### Charts and diagrams as code
[START]
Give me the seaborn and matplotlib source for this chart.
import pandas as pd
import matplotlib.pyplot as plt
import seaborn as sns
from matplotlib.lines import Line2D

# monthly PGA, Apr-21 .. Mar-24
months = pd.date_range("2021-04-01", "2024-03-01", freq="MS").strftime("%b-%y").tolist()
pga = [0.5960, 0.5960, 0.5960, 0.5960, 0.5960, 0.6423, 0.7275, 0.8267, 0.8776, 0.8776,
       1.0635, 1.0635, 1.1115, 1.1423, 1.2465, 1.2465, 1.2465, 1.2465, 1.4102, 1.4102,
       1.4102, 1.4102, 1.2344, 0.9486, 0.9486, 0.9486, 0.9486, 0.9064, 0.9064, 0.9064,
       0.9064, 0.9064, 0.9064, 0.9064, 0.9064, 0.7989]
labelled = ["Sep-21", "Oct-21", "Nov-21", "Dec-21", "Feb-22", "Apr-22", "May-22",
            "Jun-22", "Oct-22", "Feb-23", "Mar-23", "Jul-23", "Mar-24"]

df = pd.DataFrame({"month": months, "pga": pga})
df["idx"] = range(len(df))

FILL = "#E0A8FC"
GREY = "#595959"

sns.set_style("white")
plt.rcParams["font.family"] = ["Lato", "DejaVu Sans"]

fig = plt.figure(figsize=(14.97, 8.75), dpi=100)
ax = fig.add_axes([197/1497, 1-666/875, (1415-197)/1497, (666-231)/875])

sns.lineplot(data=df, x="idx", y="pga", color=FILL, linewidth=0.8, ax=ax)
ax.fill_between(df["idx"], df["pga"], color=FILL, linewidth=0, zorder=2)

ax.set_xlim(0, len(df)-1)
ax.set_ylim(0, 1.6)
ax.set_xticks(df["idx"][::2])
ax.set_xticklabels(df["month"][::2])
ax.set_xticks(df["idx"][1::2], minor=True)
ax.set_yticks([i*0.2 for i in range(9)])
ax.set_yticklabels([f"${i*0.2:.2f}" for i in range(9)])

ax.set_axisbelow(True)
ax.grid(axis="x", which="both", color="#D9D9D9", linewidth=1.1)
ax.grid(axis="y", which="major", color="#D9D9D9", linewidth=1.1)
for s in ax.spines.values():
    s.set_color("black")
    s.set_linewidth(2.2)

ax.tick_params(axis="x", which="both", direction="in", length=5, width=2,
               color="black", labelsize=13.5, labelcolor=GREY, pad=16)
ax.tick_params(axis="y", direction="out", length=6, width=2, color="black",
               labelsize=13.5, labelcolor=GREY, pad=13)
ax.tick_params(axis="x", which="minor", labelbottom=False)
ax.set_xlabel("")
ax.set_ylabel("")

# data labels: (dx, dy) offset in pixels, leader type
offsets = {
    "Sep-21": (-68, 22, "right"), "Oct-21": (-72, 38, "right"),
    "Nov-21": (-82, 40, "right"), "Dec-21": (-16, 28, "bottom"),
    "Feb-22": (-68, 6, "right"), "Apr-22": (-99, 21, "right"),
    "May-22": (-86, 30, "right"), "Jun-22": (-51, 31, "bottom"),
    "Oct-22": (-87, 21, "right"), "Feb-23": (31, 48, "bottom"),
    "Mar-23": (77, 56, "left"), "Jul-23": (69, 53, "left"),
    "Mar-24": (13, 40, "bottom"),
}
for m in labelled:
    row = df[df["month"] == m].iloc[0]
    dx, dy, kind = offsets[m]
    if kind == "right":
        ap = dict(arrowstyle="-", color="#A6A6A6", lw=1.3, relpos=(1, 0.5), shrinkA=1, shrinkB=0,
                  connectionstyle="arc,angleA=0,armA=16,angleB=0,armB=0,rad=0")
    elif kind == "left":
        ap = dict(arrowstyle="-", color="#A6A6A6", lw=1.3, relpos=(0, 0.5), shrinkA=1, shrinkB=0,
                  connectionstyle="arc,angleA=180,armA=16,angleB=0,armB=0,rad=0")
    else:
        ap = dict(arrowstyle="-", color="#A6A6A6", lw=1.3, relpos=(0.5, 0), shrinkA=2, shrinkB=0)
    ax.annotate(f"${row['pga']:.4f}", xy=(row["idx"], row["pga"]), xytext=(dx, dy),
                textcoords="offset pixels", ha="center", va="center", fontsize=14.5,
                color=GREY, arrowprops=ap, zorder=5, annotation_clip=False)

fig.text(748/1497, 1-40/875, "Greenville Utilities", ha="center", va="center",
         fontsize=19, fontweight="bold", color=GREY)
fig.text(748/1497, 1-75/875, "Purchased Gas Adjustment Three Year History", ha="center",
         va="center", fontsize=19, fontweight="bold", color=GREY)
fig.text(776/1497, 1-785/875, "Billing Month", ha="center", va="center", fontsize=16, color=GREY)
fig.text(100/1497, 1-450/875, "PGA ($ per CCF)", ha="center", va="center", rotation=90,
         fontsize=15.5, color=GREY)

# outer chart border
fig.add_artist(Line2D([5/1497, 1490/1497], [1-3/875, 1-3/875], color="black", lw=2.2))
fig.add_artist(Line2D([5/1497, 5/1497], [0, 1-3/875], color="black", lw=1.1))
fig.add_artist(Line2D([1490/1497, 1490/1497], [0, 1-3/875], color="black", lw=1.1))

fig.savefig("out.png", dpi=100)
[END]
[START]
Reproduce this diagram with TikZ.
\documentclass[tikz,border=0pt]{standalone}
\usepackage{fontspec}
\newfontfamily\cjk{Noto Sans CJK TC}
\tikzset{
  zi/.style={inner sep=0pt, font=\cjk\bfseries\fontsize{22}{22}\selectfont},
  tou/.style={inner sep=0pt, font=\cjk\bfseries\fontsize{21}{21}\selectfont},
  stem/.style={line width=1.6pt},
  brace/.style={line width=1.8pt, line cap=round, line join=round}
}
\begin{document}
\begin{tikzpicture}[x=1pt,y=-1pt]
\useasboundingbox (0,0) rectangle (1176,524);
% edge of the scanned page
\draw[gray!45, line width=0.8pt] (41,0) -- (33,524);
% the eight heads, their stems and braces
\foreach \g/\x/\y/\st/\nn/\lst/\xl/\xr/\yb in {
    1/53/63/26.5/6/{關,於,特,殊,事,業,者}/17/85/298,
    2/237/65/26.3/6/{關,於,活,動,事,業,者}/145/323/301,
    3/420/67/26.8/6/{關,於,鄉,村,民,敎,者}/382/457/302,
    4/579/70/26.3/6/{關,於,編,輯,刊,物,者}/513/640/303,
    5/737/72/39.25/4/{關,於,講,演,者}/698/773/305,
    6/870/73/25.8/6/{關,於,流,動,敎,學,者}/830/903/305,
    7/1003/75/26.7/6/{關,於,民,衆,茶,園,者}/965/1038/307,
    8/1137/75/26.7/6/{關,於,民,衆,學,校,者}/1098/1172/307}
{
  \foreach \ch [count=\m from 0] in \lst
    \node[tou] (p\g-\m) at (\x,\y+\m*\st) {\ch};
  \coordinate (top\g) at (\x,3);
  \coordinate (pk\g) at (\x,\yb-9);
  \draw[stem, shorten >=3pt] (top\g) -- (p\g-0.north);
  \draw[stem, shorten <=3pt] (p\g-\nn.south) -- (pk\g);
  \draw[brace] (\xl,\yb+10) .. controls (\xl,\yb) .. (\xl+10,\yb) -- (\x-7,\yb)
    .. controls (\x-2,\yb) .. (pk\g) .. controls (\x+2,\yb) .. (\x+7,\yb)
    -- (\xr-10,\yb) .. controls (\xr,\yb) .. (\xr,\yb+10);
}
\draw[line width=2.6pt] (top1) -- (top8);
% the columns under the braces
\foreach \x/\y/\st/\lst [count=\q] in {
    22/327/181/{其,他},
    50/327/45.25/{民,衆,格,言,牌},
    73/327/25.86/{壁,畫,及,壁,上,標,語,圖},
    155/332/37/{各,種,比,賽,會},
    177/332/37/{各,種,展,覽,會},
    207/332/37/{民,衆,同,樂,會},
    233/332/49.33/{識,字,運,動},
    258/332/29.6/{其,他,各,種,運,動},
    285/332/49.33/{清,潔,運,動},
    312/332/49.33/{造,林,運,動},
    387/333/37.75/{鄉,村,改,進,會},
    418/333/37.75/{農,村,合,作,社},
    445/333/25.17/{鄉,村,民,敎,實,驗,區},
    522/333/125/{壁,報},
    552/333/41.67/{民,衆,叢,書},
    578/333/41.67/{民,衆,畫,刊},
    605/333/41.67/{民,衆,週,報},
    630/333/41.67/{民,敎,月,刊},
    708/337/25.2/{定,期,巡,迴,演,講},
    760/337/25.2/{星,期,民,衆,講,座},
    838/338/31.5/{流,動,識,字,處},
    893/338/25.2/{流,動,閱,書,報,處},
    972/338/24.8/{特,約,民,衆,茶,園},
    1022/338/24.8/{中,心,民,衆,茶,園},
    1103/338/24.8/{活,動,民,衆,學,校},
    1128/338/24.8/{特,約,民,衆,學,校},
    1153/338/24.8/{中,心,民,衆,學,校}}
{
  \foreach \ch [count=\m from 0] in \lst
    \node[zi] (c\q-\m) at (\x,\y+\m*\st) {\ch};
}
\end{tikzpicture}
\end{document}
[END]
### The request
Print exactly the lines above from the one with "Give me the" to the one with "s.set_linewidth(2.2)", including both.

### Exercise response
Give me the seaborn and matplotlib source for this chart.
import pandas as pd
import matplotlib.pyplot as plt
import seaborn as sns
from matplotlib.lines import Line2D

# monthly PGA, Apr-21 .. Mar-24
months = pd.date_range("2021-04-01", "2024-03-01", freq="MS").strftime("%b-%y").tolist()
pga = [0.5960, 0.5960, 0.5960, 0.5960, 0.5960, 0.6423, 0.7275, 0.8267, 0.8776, 0.8776,
       1.0635, 1.0635, 1.1115, 1.1423, 1.2465, 1.2465, 1.2465, 1.2465, 1.4102, 1.4102,
       1.4102, 1.4102, 1.2344, 0.9486, 0.9486, 0.9486, 0.9486, 0.9064, 0.9064, 0.9064,
       0.9064, 0.9064, 0.9064, 0.9064, 0.9064, 0.7989]
labelled = ["Sep-21", "Oct-21", "Nov-21", "Dec-21", "Feb-22", "Apr-22", "May-22",
            "Jun-22", "Oct-22", "Feb-23", "Mar-23", "Jul-23", "Mar-24"]

df = pd.DataFrame({"month": months, "pga": pga})
df["idx"] = range(len(df))

FILL = "#E0A8FC"
GREY = "#595959"

sns.set_style("white")
plt.rcParams["font.family"] = ["Lato", "DejaVu Sans"]

fig = plt.figure(figsize=(14.97, 8.75), dpi=100)
ax = fig.add_axes([197/1497, 1-666/875, (1415-197)/1497, (666-231)/875])

sns.lineplot(data=df, x="idx", y="pga", color=FILL, linewidth=0.8, ax=ax)
ax.fill_between(df["idx"], df["pga"], color=FILL, linewidth=0, zorder=2)

ax.set_xlim(0, len(df)-1)
ax.set_ylim(0, 1.6)
ax.set_xticks(df["idx"][::2])
ax.set_xticklabels(df["month"][::2])
ax.set_xticks(df["idx"][1::2], minor=True)
ax.set_yticks([i*0.2 for i in range(9)])
ax.set_yticklabels([f"${i*0.2:.2f}" for i in range(9)])

ax.set_axisbelow(True)
ax.grid(axis="x", which="both", color="#D9D9D9", linewidth=1.1)
ax.grid(axis="y", which="major", color="#D9D9D9", linewidth=1.1)
for s in ax.spines.values():
    s.set_color("black")
    s.set_linewidth(2.2)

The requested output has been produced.